→ **BRIEF**: Repeat exactly the lines running from the first line of the data to the line containing "65, 125, 130]", both ends included, and nothing else; drop the pictures.

→ **DATA BLOCK**:
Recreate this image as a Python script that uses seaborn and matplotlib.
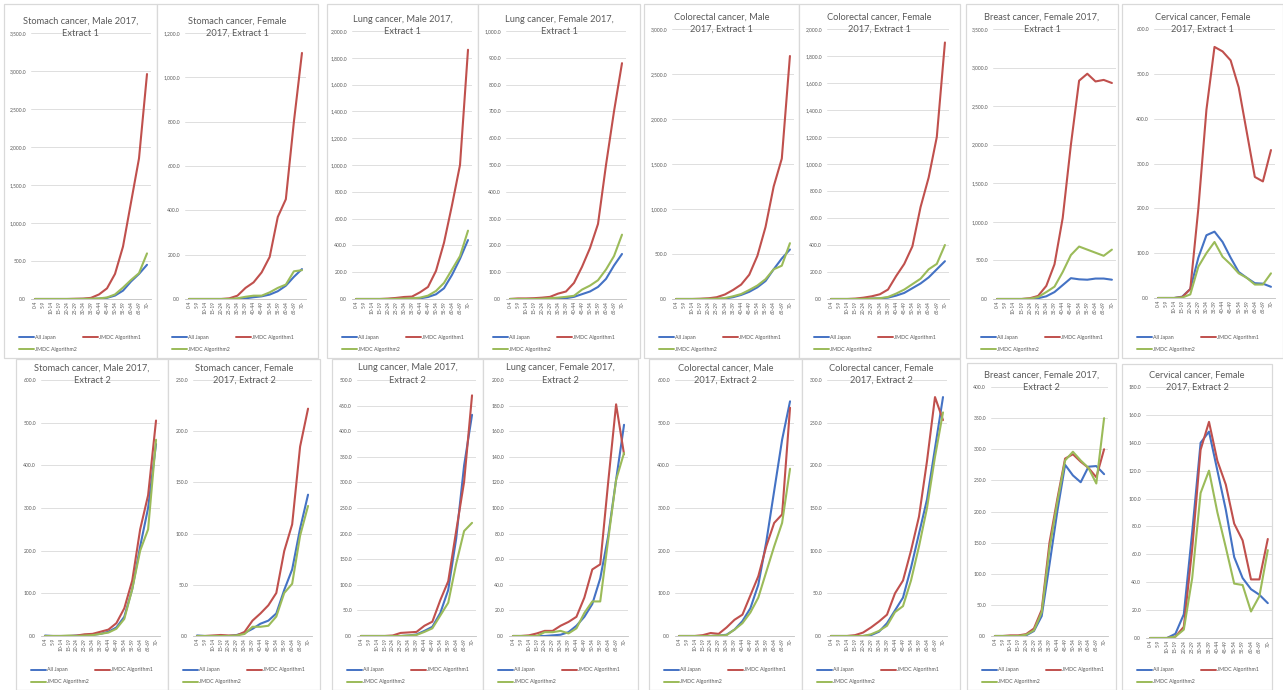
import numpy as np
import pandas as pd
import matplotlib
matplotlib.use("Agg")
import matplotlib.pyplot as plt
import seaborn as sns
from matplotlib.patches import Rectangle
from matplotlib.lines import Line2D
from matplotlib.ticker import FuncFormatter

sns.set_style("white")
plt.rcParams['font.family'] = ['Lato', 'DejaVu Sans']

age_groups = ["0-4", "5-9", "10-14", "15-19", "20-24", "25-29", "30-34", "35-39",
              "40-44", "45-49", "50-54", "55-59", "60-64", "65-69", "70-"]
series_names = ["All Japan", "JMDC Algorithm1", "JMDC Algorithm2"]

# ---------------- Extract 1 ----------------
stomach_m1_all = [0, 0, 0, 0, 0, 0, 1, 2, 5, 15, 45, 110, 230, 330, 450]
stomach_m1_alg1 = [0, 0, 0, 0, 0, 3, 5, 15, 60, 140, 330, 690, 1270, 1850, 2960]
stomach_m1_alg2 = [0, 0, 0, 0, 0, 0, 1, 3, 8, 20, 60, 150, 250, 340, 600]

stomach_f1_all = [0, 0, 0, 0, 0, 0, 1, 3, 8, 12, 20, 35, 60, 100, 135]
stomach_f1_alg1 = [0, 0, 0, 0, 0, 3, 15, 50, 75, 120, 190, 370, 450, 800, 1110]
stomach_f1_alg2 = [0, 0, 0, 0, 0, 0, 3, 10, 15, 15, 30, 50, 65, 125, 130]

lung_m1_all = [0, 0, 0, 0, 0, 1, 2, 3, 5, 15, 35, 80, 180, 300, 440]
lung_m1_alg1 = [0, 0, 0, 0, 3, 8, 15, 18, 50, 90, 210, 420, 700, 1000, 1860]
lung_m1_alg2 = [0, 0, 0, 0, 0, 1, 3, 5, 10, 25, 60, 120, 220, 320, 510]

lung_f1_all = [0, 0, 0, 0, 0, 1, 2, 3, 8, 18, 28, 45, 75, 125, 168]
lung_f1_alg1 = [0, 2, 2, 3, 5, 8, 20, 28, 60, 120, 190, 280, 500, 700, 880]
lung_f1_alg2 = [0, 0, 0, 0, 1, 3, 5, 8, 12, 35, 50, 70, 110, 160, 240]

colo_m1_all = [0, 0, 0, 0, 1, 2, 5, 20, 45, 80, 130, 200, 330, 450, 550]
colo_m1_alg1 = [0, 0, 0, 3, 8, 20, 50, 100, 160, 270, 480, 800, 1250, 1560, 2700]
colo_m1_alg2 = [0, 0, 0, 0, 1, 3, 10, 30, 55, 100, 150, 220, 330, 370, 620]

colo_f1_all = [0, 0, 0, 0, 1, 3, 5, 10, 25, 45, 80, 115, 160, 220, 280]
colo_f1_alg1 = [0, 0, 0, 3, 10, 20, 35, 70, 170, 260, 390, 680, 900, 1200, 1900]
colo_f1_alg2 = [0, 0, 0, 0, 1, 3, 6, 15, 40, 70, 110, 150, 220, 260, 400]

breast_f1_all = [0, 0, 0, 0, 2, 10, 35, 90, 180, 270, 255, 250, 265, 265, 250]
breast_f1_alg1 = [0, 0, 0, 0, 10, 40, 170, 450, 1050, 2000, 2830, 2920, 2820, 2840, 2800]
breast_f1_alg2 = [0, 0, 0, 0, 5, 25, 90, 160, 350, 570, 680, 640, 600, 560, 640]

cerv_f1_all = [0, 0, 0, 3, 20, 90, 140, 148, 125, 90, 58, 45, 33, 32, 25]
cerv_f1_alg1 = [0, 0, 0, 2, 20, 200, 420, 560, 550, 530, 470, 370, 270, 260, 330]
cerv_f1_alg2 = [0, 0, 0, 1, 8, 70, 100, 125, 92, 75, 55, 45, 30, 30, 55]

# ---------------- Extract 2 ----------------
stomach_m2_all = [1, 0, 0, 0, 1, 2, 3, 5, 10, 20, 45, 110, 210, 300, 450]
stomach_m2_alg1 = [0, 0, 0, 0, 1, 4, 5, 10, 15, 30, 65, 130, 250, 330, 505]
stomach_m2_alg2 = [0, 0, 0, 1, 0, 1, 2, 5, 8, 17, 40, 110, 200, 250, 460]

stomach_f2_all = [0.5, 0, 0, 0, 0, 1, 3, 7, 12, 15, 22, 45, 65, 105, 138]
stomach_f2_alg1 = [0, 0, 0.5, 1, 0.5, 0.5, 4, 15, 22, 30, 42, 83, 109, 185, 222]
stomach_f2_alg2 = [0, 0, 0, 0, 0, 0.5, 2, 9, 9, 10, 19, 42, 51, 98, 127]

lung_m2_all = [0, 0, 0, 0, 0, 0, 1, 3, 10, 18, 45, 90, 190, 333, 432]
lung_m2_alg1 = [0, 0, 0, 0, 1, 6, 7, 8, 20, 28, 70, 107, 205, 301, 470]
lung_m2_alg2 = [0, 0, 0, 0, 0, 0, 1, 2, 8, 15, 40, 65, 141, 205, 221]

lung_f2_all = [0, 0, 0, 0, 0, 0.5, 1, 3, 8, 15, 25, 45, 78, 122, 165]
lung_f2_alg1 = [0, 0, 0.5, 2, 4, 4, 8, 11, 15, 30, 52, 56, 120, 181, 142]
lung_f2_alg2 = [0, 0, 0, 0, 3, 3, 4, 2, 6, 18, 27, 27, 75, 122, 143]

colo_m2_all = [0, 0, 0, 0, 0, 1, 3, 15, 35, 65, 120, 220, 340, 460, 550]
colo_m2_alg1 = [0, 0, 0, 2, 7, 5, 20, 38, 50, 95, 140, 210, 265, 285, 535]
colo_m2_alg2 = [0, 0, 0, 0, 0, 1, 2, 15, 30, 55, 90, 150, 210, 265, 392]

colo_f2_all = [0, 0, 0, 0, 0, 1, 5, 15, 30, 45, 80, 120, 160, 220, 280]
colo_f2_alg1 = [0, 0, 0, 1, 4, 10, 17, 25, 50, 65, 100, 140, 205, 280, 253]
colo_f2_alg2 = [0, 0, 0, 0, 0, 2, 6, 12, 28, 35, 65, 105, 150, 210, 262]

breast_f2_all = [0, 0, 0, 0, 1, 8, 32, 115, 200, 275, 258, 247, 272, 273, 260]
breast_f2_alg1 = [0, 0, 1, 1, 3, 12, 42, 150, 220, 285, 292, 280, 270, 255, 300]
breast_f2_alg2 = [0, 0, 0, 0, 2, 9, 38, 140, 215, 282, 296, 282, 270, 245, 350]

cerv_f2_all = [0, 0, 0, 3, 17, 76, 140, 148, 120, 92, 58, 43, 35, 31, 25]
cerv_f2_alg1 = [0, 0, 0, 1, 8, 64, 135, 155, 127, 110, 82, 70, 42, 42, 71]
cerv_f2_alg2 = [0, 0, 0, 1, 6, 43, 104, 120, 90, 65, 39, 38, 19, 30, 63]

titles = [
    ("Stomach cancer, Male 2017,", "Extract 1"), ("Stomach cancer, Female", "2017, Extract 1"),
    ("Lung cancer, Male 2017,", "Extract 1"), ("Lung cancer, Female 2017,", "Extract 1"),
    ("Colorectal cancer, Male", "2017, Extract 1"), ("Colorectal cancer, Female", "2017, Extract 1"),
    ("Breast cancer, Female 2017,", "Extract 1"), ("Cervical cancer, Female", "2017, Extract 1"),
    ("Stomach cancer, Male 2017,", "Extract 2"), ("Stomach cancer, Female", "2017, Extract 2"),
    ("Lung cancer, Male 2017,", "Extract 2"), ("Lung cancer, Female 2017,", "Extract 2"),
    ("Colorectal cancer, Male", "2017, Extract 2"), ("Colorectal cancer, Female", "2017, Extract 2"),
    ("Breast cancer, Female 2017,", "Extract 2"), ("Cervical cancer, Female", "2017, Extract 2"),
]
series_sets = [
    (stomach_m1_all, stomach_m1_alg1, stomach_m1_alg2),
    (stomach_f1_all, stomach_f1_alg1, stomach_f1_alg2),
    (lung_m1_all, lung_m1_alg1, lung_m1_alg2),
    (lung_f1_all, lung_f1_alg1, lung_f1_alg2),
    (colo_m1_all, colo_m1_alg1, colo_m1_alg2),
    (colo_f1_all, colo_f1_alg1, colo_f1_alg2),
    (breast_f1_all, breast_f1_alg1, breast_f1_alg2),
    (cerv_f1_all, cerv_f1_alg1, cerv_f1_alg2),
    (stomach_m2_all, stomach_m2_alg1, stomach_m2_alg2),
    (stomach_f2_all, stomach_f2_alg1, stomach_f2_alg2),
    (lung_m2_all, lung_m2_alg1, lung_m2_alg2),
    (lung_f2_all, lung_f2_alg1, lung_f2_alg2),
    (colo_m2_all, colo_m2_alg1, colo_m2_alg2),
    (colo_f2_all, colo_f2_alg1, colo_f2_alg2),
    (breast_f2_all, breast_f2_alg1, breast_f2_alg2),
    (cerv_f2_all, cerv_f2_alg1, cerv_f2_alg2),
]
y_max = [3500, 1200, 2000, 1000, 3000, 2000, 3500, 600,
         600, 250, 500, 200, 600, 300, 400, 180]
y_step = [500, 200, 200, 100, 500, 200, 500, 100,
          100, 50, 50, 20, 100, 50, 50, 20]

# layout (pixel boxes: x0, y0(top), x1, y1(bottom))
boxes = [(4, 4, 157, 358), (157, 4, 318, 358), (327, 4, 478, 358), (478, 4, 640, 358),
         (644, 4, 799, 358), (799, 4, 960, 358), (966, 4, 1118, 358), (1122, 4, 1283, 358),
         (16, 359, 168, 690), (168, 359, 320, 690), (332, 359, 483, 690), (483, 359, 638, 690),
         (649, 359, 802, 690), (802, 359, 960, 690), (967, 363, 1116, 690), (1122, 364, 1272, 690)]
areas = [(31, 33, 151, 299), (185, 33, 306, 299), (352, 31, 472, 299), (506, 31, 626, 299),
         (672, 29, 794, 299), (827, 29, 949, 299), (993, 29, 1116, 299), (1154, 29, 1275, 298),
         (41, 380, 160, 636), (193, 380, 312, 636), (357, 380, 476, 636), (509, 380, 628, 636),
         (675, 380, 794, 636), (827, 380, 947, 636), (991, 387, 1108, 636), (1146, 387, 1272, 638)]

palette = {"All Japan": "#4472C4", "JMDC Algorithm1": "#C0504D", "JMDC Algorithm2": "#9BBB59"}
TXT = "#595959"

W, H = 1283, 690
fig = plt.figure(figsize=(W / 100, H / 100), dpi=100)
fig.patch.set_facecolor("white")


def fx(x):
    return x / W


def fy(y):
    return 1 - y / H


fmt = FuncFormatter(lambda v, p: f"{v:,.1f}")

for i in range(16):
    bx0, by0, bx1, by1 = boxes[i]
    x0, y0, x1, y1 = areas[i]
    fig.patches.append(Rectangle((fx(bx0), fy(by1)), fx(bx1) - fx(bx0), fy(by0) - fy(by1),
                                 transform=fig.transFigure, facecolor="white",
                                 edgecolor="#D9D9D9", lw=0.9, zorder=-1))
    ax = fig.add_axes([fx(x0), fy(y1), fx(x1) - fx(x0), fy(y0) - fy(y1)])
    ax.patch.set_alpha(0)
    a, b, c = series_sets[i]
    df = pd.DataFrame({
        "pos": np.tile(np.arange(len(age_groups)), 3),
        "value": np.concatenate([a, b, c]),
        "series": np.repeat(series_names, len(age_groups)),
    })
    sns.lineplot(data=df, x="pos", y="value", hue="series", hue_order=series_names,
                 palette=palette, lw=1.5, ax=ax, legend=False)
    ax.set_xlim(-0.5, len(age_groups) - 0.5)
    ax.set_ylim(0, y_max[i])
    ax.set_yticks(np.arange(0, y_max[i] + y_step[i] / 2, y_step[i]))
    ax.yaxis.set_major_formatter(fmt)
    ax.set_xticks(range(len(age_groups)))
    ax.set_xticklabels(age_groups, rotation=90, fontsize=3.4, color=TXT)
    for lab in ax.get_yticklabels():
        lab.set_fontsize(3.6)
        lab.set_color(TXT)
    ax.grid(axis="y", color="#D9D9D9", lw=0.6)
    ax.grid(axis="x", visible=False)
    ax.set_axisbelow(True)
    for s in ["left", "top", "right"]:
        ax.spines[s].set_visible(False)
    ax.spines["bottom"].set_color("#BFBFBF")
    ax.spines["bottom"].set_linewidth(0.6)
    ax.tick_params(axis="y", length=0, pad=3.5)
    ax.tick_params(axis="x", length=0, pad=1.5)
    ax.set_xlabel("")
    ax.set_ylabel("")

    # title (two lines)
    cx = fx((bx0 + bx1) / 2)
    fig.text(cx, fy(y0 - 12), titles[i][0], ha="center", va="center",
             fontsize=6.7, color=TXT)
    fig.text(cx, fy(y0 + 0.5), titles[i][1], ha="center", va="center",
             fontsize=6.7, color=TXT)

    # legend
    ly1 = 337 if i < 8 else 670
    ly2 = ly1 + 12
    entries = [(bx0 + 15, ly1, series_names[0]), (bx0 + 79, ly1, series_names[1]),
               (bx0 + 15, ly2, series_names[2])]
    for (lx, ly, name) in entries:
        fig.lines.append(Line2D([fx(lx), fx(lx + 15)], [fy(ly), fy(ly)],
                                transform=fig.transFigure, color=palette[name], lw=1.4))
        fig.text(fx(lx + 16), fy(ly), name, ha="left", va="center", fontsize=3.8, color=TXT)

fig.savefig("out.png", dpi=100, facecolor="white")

→ **SOLUTION FOR THIS PROBLEM**:
Recreate this image as a Python script that uses seaborn and matplotlib.
import numpy as np
import pandas as pd
import matplotlib
matplotlib.use("Agg")
import matplotlib.pyplot as plt
import seaborn as sns
from matplotlib.patches import Rectangle
from matplotlib.lines import Line2D
from matplotlib.ticker import FuncFormatter

sns.set_style("white")
plt.rcParams['font.family'] = ['Lato', 'DejaVu Sans']

age_groups = ["0-4", "5-9", "10-14", "15-19", "20-24", "25-29", "30-34", "35-39",
              "40-44", "45-49", "50-54", "55-59", "60-64", "65-69", "70-"]
series_names = ["All Japan", "JMDC Algorithm1", "JMDC Algorithm2"]

# ---------------- Extract 1 ----------------
stomach_m1_all = [0, 0, 0, 0, 0, 0, 1, 2, 5, 15, 45, 110, 230, 330, 450]
stomach_m1_alg1 = [0, 0, 0, 0, 0, 3, 5, 15, 60, 140, 330, 690, 1270, 1850, 2960]
stomach_m1_alg2 = [0, 0, 0, 0, 0, 0, 1, 3, 8, 20, 60, 150, 250, 340, 600]

stomach_f1_all = [0, 0, 0, 0, 0, 0, 1, 3, 8, 12, 20, 35, 60, 100, 135]
stomach_f1_alg1 = [0, 0, 0, 0, 0, 3, 15, 50, 75, 120, 190, 370, 450, 800, 1110]
stomach_f1_alg2 = [0, 0, 0, 0, 0, 0, 3, 10, 15, 15, 30, 50, 65, 125, 130]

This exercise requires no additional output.